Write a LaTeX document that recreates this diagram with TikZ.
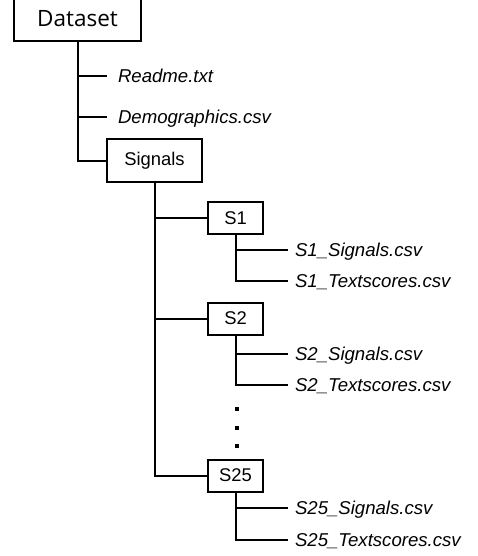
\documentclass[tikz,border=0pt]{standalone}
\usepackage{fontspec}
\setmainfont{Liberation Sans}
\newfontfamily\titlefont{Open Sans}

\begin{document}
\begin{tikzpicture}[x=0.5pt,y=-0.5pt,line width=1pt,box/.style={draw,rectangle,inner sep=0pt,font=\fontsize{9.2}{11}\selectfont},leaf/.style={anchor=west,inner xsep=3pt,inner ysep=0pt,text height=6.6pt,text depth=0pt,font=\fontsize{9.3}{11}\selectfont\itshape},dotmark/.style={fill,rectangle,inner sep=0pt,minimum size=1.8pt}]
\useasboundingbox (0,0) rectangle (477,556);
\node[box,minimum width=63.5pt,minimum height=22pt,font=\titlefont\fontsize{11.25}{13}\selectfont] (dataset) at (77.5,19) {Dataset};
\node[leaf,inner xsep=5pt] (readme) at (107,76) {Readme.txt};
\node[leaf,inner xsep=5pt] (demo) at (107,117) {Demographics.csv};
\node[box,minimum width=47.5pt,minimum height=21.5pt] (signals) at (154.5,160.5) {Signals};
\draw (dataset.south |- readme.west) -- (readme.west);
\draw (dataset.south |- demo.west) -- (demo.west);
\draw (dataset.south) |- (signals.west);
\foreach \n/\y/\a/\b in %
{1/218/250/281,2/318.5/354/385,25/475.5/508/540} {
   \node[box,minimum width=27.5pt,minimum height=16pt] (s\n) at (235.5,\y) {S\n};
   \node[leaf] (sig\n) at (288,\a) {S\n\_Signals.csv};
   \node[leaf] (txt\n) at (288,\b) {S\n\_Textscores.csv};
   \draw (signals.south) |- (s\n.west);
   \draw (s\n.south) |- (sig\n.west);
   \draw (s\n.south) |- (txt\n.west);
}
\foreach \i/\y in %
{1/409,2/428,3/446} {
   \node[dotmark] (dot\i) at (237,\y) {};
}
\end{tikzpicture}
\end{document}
+--
# Exercise prompt
Transcribe the full listing character for character. Pictures are excluded.

# Expected output
Write a LaTeX document that recreates this diagram with TikZ.
\documentclass[tikz,border=0pt]{standalone}
\usepackage{fontspec}
\setmainfont{Liberation Sans}
\newfontfamily\titlefont{Open Sans}

\begin{document}
\begin{tikzpicture}[x=0.5pt,y=-0.5pt,line width=1pt,box/.style={draw,rectangle,inner sep=0pt,font=\fontsize{9.2}{11}\selectfont},leaf/.style={anchor=west,inner xsep=3pt,inner ysep=0pt,text height=6.6pt,text depth=0pt,font=\fontsize{9.3}{11}\selectfont\itshape},dotmark/.style={fill,rectangle,inner sep=0pt,minimum size=1.8pt}]
\useasboundingbox (0,0) rectangle (477,556);
\node[box,minimum width=63.5pt,minimum height=22pt,font=\titlefont\fontsize{11.25}{13}\selectfont] (dataset) at (77.5,19) {Dataset};
\node[leaf,inner xsep=5pt] (readme) at (107,76) {Readme.txt};
\node[leaf,inner xsep=5pt] (demo) at (107,117) {Demographics.csv};
\node[box,minimum width=47.5pt,minimum height=21.5pt] (signals) at (154.5,160.5) {Signals};
\draw (dataset.south |- readme.west) -- (readme.west);
\draw (dataset.south |- demo.west) -- (demo.west);
\draw (dataset.south) |- (signals.west);
\foreach \n/\y/\a/\b in %
{1/218/250/281,2/318.5/354/385,25/475.5/508/540} {
   \node[box,minimum width=27.5pt,minimum height=16pt] (s\n) at (235.5,\y) {S\n};
   \node[leaf] (sig\n) at (288,\a) {S\n\_Signals.csv};
   \node[leaf] (txt\n) at (288,\b) {S\n\_Textscores.csv};
   \draw (signals.south) |- (s\n.west);
   \draw (s\n.south) |- (sig\n.west);
   \draw (s\n.south) |- (txt\n.west);
}
\foreach \i/\y in %
{1/409,2/428,3/446} {
   \node[dotmark] (dot\i) at (237,\y) {};
}
\end{tikzpicture}
\end{document}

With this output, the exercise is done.